EP by The Twilight Singers
- Released: December 4, 2006
- Recorded: Helsinki, New Orleans, Los Angeles
- Genre: Indie rock
- Length: 22:57
- Label: One Little Indian
- Producer: Greg Dulli

The Twilight Singers chronology
| Powder Burns (2006) | A Stitch in Time (2006) | Dynamite Steps (2011) |

= A Stitch in Time (EP) =

A Stitch in Time is the second EP released by The Twilight Singers.
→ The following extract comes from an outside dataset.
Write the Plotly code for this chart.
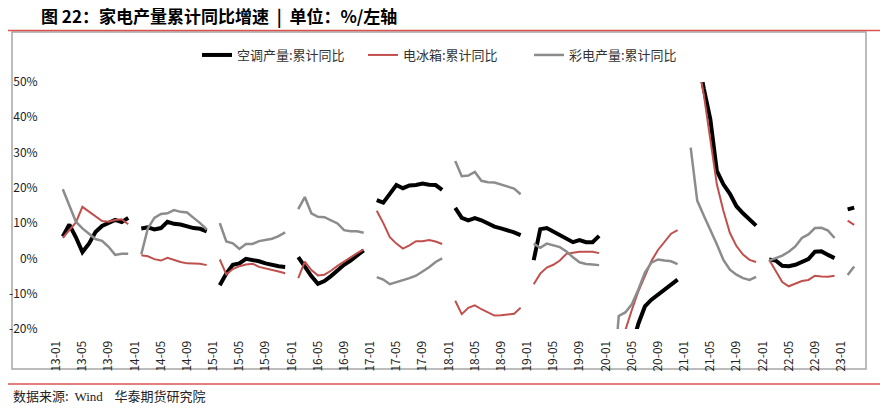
import plotly.graph_objects as go

# ---------------- data (cumulative YoY, %, January not published) ----------------
years = list(range(2013, 2024))
months = [f"{y % 100:02d}-{m:02d}" for y in years for m in range(1, 13)][:124]  # 13-01 .. 23-04

ac_yoy = (  # 空调产量:累计同比
    [None, 6.2, 9.6, 6.0, 1.8, 4.2, 7.5, 9.2, 10.2, 10.9, 10.3, 11.5]          # 2013
    + [None, 8.5, 8.8, 8.2, 8.6, 10.4, 9.8, 9.6, 9.1, 8.6, 8.4, 7.7]          # 2014
    + [None, -7.6, -4.3, -1.8, -1.4, -0.1, -0.4, -0.8, -1.4, -1.9, -2.2, -2.4]  # 2015
    + [None, 0.4, -2.5, -5.0, -7.2, -6.4, -5.0, -3.4, -1.8, -0.6, 0.7, 2.3]   # 2016
    + [None, 16.5, 15.8, 18.3, 20.8, 19.9, 20.7, 20.8, 21.2, 20.9, 20.8, 19.4]  # 2017
    + [None, 14.3, 11.5, 10.8, 11.4, 10.8, 9.9, 9.0, 8.5, 8.0, 7.4, 6.6]      # 2018
    + [None, -0.5, 8.3, 8.6, 7.6, 6.5, 5.5, 4.6, 5.2, 4.6, 4.6, 6.4]          # 2019
    + [None, -38.0, -34.0, -30.0, -25.0, -18.5, -13.6, -11.7, -10.3, -9.0, -7.5, -6.0]  # 2020
    + [None, 90.0, 58.0, 48.2, 39.5, 24.8, 21.0, 18.3, 14.8, 12.8, 11.0, 9.3]  # 2021
    + [None, -0.3, -0.6, -2.1, -2.2, -1.8, -1.1, -0.2, 1.9, 2.0, 1.0, 0.1]    # 2022
    + [None, 13.9, 14.4]                                                      # 2023
)

fridge_yoy = (  # 电冰箱:累计同比
    [None, 5.8, 8.0, 10.2, 14.6, 13.2, 11.8, 10.6, 10.4, 10.9, 11.1, 9.7]
    + [None, 0.9, 0.6, -0.2, -0.6, 0.2, -0.5, -1.0, -1.4, -1.5, -1.5, -1.9]
    + [None, -0.3, -4.5, -3.0, -2.2, -1.7, -1.5, -2.4, -2.8, -3.1, -3.7, -4.2]
    + [None, -5.6, -0.9, -3.3, -4.8, -4.6, -3.5, -2.1, -0.9, 0.5, 1.5, 2.5]
    + [None, 13.5, 10.0, 6.0, 4.2, 2.8, 3.7, 4.9, 4.9, 5.2, 4.8, 4.1]
    + [None, -12.0, -15.8, -14.0, -13.3, -14.4, -15.3, -16.2, -16.1, -15.9, -15.7, -14.0]
    + [None, -7.3, -4.3, -2.6, -1.8, -0.6, 1.3, 1.6, 1.9, 1.9, 1.9, 1.5]
    + [None, -32.0, -26.0, -20.2, -14.6, -9.3, -5.0, -0.7, 2.4, 4.8, 7.0, 8.0]
    + [None, 80.0, 57.0, 46.5, 33.5, 21.0, 13.5, 7.2, 3.5, 1.1, -0.4, -1.0]
    + [None, -0.4, -3.7, -6.7, -7.9, -7.2, -6.4, -6.1, -4.9, -5.1, -5.2, -4.9]
    + [None, 10.7, 9.5]
)

tv_yoy = (  # 彩电产量:累计同比
    [None, 19.6, 15.0, 10.4, 8.5, 7.0, 5.5, 5.0, 3.3, 1.0, 1.3, 1.3]
    + [None, 1.2, 8.5, 11.5, 12.6, 12.8, 13.7, 13.2, 13.0, 11.5, 10.0, 8.2]
    + [None, 10.0, 4.8, 4.3, 2.7, 4.1, 4.1, 4.9, 5.3, 5.6, 6.3, 7.4]
    + [None, 14.0, 17.4, 12.8, 11.8, 11.7, 10.9, 9.9, 8.0, 7.7, 7.7, 7.3]
    + [None, -5.3, -6.0, -7.3, -6.8, -6.2, -5.6, -4.9, -3.8, -2.5, -1.0, 0.0]
    + [None, 27.6, 23.3, 23.5, 24.5, 22.0, 21.6, 21.5, 20.9, 20.4, 19.8, 18.2]
    + [None, 4.2, 3.0, 4.2, 3.8, 3.2, 2.0, 0.3, -1.1, -1.6, -1.7, -1.9]
    + [None, -40.0, -16.3, -15.3, -13.0, -8.8, -4.0, -1.2, -0.3, -0.6, -0.8, -1.6]
    + [None, 31.4, 16.4, 12.2, 8.2, 4.0, -0.4, -3.2, -4.6, -5.6, -6.1, -5.2]
    + [None, -0.6, 0.0, 0.8, 1.9, 3.4, 5.8, 6.8, 8.6, 8.7, 7.9, 5.8]
    + [None, -4.7, -2.3]
)

tick_labels = months[::4]
y_ticks = [-20, -10, 0, 10, 20, 30, 40, 50]

series = [
    ("空调产量:累计同比", ac_yoy, "#000000", 4),
    ("电冰箱:累计同比", fridge_yoy, "#C0504D", 2),
    ("彩电产量:累计同比", tv_yoy, "#8C8C8C", 2.5),
]

# ---------------- layout geometry ----------------
W, H = 888, 410
L, R, T, B = 53, 24, 82, 81
Y_MIN, Y_MAX = -20, 50


def px(x):
    return (x - L) / (W - L - R)


def py(y):
    return 1 - (y - T) / (H - T - B)


FONT = "Noto Sans CJK SC, Noto Sans, sans-serif"

fig = go.Figure()
for name, vals, color, width in series:
    fig.add_trace(go.Scatter(
        x=months[:len(vals)], y=vals, name=name, mode="lines",
        line=dict(color=color, width=width), connectgaps=False,
        hoverinfo="skip",
    ))

n = len(months)
fig.update_layout(
    template="none",
    width=W, height=H,
    margin=dict(l=L, r=R, t=T, b=B, pad=0, autoexpand=False),
    paper_bgcolor="white", plot_bgcolor="white",
    font=dict(family=FONT, size=12, color="#222222"),
    showlegend=True,
    legend=dict(
        orientation="h", xref="paper", yref="paper",
        x=px(197), y=py(40), xanchor="left", yanchor="top",
        font=dict(size=13, color="#333333"), itemwidth=30,
        entrywidth=121, entrywidthmode="pixels",
        tracegroupgap=0, bgcolor="rgba(0,0,0,0)", borderwidth=0,
    ),
    xaxis=dict(
        type="category", categoryorder="array", categoryarray=months,
        range=[-0.5, n - 0.5], tickmode="array", tickvals=tick_labels,
        ticktext=tick_labels, tickangle=-90, showgrid=False, showline=False,
        ticks="outside", ticklen=6, tickcolor="rgba(0,0,0,0)", zeroline=False,
        tickfont=dict(size=12, color="#222222"), automargin=False,
    ),
    xaxis2=dict(
        overlaying="x", anchor="free", position=(0 - Y_MIN) / (Y_MAX - Y_MIN),
        type="linear", range=[-0.5, n - 0.5], tickmode="array",
        tickvals=[i - 0.5 for i in range(0, n, 4)], showticklabels=False,
        ticks="outside", ticklen=4, tickcolor="#D9D9D9", tickwidth=1,
        showline=True, linecolor="#D9D9D9", linewidth=1.5, showgrid=False,
        zeroline=False, side="bottom", automargin=False,
    ),
    yaxis=dict(
        range=[Y_MIN, Y_MAX], tickmode="array", tickvals=y_ticks,
        ticktext=[f"{v}%" for v in y_ticks], showgrid=False, zeroline=False,
        showline=False, ticks="outside", ticklen=12, tickcolor="rgba(0,0,0,0)",
        tickfont=dict(size=12, color="#222222"), automargin=False,
    ),
)

# title, source and decorative frame
fig.add_annotation(
    text="<b>图 22：家电产量累计同比增速  |  单位：%/左轴</b>",
    xref="paper", yref="paper", x=px(39), y=py(15), xanchor="left", yanchor="middle",
    showarrow=False, font=dict(size=17, color="#000000", family=FONT),
)
fig.add_annotation(
    text="数据来源:  <span style='font-family:Liberation Serif'>Wind</span>    华泰期货研究院",
    xref="paper", yref="paper", x=px(11), y=py(395), xanchor="left", yanchor="middle",
    showarrow=False, font=dict(size=13, color="#222222", family=FONT),
)
fig.add_shape(type="line", xref="paper", yref="paper", x0=px(8), x1=px(880),
              y0=py(30.5), y1=py(30.5), line=dict(color="#D9534F", width=1.3))
fig.add_shape(type="line", xref="paper", yref="paper", x0=px(8), x1=px(880),
              y0=py(384), y1=py(384), line=dict(color="#D9534F", width=1.3))
fig.add_shape(type="rect", xref="paper", yref="paper", x0=px(12), x1=px(866),
              y0=py(369), y1=py(32), line=dict(color="#A6A6A6", width=1.5),
              layer="below")

fig.write_html(
    "out.html",
    config={"displayModeBar": False, "staticPlot": True},
    post_script="document.body.style.margin='0';document.body.style.overflow='hidden';",
)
The five song EP was first released on iTunes on October 10, 2006. Hard copies were then released in the UK on December 4, 2006, and in the US on January 23, 2007. A Stitch in Time features guest appearances by Mark Lanegan and Joseph Arthur. "Live with Me" is a Massive Attack cover, while "Flashback" is a Fat Freddy's Drop cover.

Professional ratings
Review scores
| Source | Rating |
| Allmusic | Star |

==Track listing==
1. "Live with Me" (featuring Mark Lanegan) – 4:00
2. "Sublime" (featuring Joseph Arthur) – 4:11
3. "Flashback" (featuring Mark Lanegan) – 4:09
4. "They Ride" – 5:17
5. "The Lure Would Prove Too Much" – 5:20

== Personnel ==
- Greg Dulli - vocals (all tracks), guitar (1, 3, 4, 5), Rhodes (2), percussion (2), piano (5)
- Peter Adams - mellotron/organ (5)
- Joseph Arthur - vocals/bass/programming/Dobro (2)
- Scott Ford - bass (1, 3, 4), vocals (4)
- Jeff Klein - strings (1), organ (3), vocals (3)
- Mark Lanegan - vocals (1, 3)
- Bobby MacIntyre - drums (1, 3, 5)
- Mike Napolitano - guitar (4)
- Dave Rosser - guitar (1, 3), vocals (3, 4)
- Mathias Schneeberger - guitar (1, 3), clavinet (3)
- Jon Skibic - guitar (2, 4, 5), lap steel (5), vocals (5)
- Shane Soloski - bass (5)
- Greg Wieczorek - drums (2, 4), vocals (4)

==Credits==
- "Live with Me" written by Terry Callier, Robert Del Naja and Neil Davidge.
- "Sublime" written by Greg Dulli and Joseph Arthur.
- "Flashback" written by Faiumu/Maxwell/Kerr/Lindsay/Laing/Gordon/Tamaira.
- "They Ride" written by Greg Dulli and Rick McCollum.
- "The Lure Would Prove Too Much" written by Greg Dulli.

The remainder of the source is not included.